Published On: February 9, 2017

According to a recent Financial Industry Regulatory Authority (FINRA) Disciplinary Proceeding, Dion Padilla was accused of effecting an unauthorized purchase of a variable annuity for a firm customer and, in connection with the variable annuity purchase, misrepresented that the investment was not a variable annuity. This is against securities laws. According to the Proceeding, in January of 2012, Padilla sent an email to a customer stating that he would not invest in variable annuities for the customer. He then purchased a variable annuity for the customer. Variable annuities tend to be high-risk, illiquid investments that are not suitable for every customer. A broker must take into account many factors when recommending or selling a security. Factors such as age, net worth, investment objectives and risk tolerance must be considered. If they are not, the broker’s firm can be held liable for investment losses. Please call us today at 312-332-4200 to speak to an attorney about how you can sue NEXT Financial Group in the FINRA arbitration forum on a contingency fee basis to recover your losses.
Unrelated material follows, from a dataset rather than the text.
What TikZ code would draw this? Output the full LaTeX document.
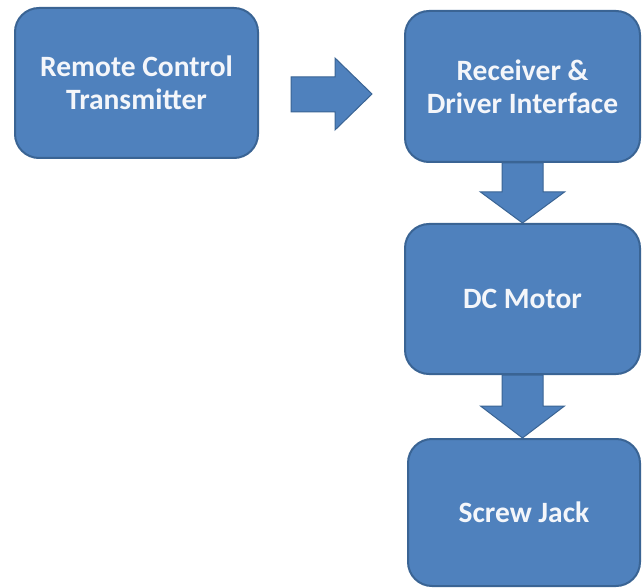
\documentclass[tikz,border=0pt]{standalone}
\usepackage{fontspec}
\setmainfont{Carlito}
\usetikzlibrary{calc}
\definecolor{blockfill}{HTML}{4F81BD}
\definecolor{blockline}{HTML}{3A6494}
\definecolor{blocktext}{HTML}{F4F6FA}
\tikzset{
  block/.style={draw=blockline, line width=2pt, fill=blockfill, rounded corners=24pt,
    inner sep=0pt, align=center, text=blocktext,
    font=\fontsize{29.5}{33}\selectfont\bfseries},
  blockarrow/.style={draw=blockline, line width=1pt, fill=blockfill, line join=miter}
}
\begin{document}
\begin{tikzpicture}[x=1pt, y=-1pt]
  \useasboundingbox[fill=white] (0,0) rectangle (643,588);

  % process blocks
  \node[block, minimum width=243pt, minimum height=150pt] (tx) at (136.5,83) {Remote Control\\Transmitter};
  \node[block, minimum width=235pt, minimum height=151pt] (rx) at (522.5,86.5) {Receiver \&\\Driver Interface};
  \node[block, minimum width=235pt, minimum height=150pt] (dc) at (522.5,299) {DC Motor};
  \node[block, minimum width=232pt, minimum height=147pt] (sj) at (524,512.5) {Screw Jack};

  % block arrow from transmitter to receiver
  \draw[blockarrow] let \p1=(tx.east), \p2=(rx.west) in
    (\x1+32pt,\y1+6pt) -- (\x1+76pt,\y1+6pt) -- (\x1+76pt,\y1+25pt)
    -- (\x2-32pt,\y1-11pt)
    -- (\x1+76pt,\y1-47pt) -- (\x1+76pt,\y1-29pt) -- (\x1+32pt,\y1-29pt) -- cycle;

  % downward block arrows between stacked blocks
  \draw[blockarrow] let \p1=(rx.south), \p2=(dc.north) in
    (\x1-20.5pt,\y1) -- (\x1-20.5pt,\y2+31pt) -- (\x1-42pt,\y2+31pt) -- (\x1,\y2)
    -- (\x1+42pt,\y2+31pt) -- (\x1+20.5pt,\y2+31pt) -- (\x1+20.5pt,\y1) -- cycle;
  \draw[blockarrow] let \p1=(dc.south), \p2=(sj.north) in
    (\x1-20.5pt,\y1) -- (\x1-20.5pt,\y2+32pt) -- (\x1-42pt,\y2+32pt) -- (\x1,\y2)
    -- (\x1+42pt,\y2+32pt) -- (\x1+20.5pt,\y2+32pt) -- (\x1+20.5pt,\y1) -- cycle;
\end{tikzpicture}
\end{document}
Dion Padilla was registered with Merrill Lynch in New York, New York from August 2001 until March 2002, Valic Financial Advisors in Houston, Texas from August 2002 until March 2003, UBS in Weehawken, New Jersey from December 2002 until August 2003 and Securities America in Lavista, Nebraska from October 2003 until March 2006. He is currently registered with NEXT Financial Group in San Antonio, Texas and has been since February 2006. He has two customer disputes against him, one of which is currently pending.